Following a review of funding agreements across the authorised deposit-taking (ADI) industry, APRA has notified Macquarie Bank Limited, Rabobank Australia Limited and HSBC Bank Australia Limited that the reporting of their intra-group funding as stable has been in breach of the prudential liquidity standard. 

APRA’s review found these banks were improperly reporting the stability of the funding they received from other entities within the group. These banks had provisions in their funding agreements that would potentially allow the group funding to be withdrawn in a stress scenario, undermining the stability of the Australian bank.

APRA is requiring these banks to strengthen intra-group agreements to ensure term funding cannot be withdrawn in a financial stress scenario. APRA is also requiring these banks to restate their past funding and liquidity ratios where these had been reported incorrectly, to provide transparency to investors and the broader community. Supervisors are considering a range of further options, including the imposition of higher funding and liquidity requirements on these ADIs.

APRA Deputy Chair John Lonsdale said: “Macquarie Bank, Rabobank Australia and HSBC Australia are financially sound, with strong liquidity and funding positions in the current stable environment. However, to ensure they would be able to withstand a scenario of financial stress, group funding agreements for Australian banks must be watertight, so they can be relied on when they would be most needed.” 

To assist ADIs in complying with the prudential regulations, APRA has published a new frequently asked question (question 17), available on the following page: Liquidity – frequently asked questions

17. How should clauses which accelerate the repayment of funds owing under funding programs or agreements (such as in the event of a material adverse change) affect the treatment of the funding under APS 210 Attachment A paragraph 45 and APS 210 Attachment C paragraph 8?

APRA expects that a clause which allows a lender (or depositor) to accelerate repayment if the ADI is under financial stress but is still solvent and meeting its financial obligations under the program/agreement will be included in the LCR as funding that has its earliest possible contractual maturity date within the LCR horizon of 30 days. A run-off rate according to the requirements of APS 210 Attachment A paragraph 53 must then be applied. Similarly, APRA expects for NSFR purposes that the ADI will assume a residual maturity of less than six months, being the earliest date at which the funds under the funding agreement containing the relevant acceleration clause may be redeemed, and assign an ASF factor in accordance with the requirements of APS 210 Attachment C paragraph 15.    The clauses that were of concern allow the lender (or depositor) to accelerate maturity, making funds owed under the funding agreement immediately due and payable (regardless of the maturity date) upon the borrowing ADI hitting a particular trigger or coming under (or potentially coming under) stress. Such clauses could allow the lender (or depositor) to withdraw funds when they are most needed by the borrowing ADI. Further, the funds might be withdrawn in priority to other creditors, including retail depositors. Examples of such clauses include, but are not limited to: 

  • any material adverse change of the borrowing ADI which could affect the ability of the borrowing ADI to satisfy its obligations; 
  • meeting a specified market-based or similar trigger (for example, hitting a credit default swap spread or equity price), regardless of the likelihood of meeting that trigger;
  • any representation or warranty made at issuance later becomes untrue or misleading either when made or repeated; 
  • a downgrade in excess of 3 notches in the borrowing ADI’s long-term credit rating; and 
  • any litigation or governmental investigation or proceeding pending or threatened against the borrowing ADI.

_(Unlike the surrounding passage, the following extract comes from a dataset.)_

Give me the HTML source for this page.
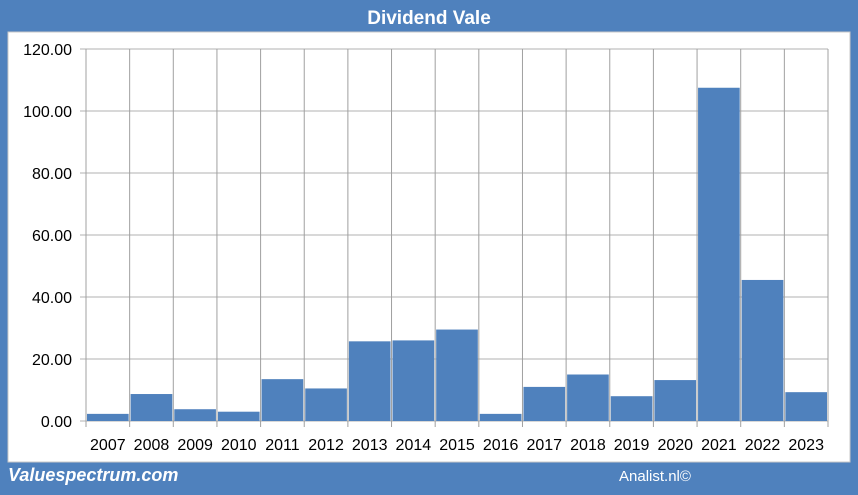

APRA appreciates the difficulty of precisely prescribing whether a clause will result in the funding being included within the 30-day horizon of the LCR. APRA expects ADIs to apply a robust process of challenge to such a determination. However, at a high level, a clause that potentially triggers early repayment where the ADI is still meeting its financial obligations under the facility, has not failed and continues to operate as an ADI should warrant careful scrutiny. If the ADI remains in doubt, it should send a query to APRA rather than risk a potential breach of the requirements in APS 210.    In addition to consideration of the appropriate LCR and NSFR requirements in APS 210, if an ADI has a term or condition in a funding agreement with a related entity which is not typically contained in its external funding programs and agreements, the ADI should also consider the requirements of APS 222 paragraph 9.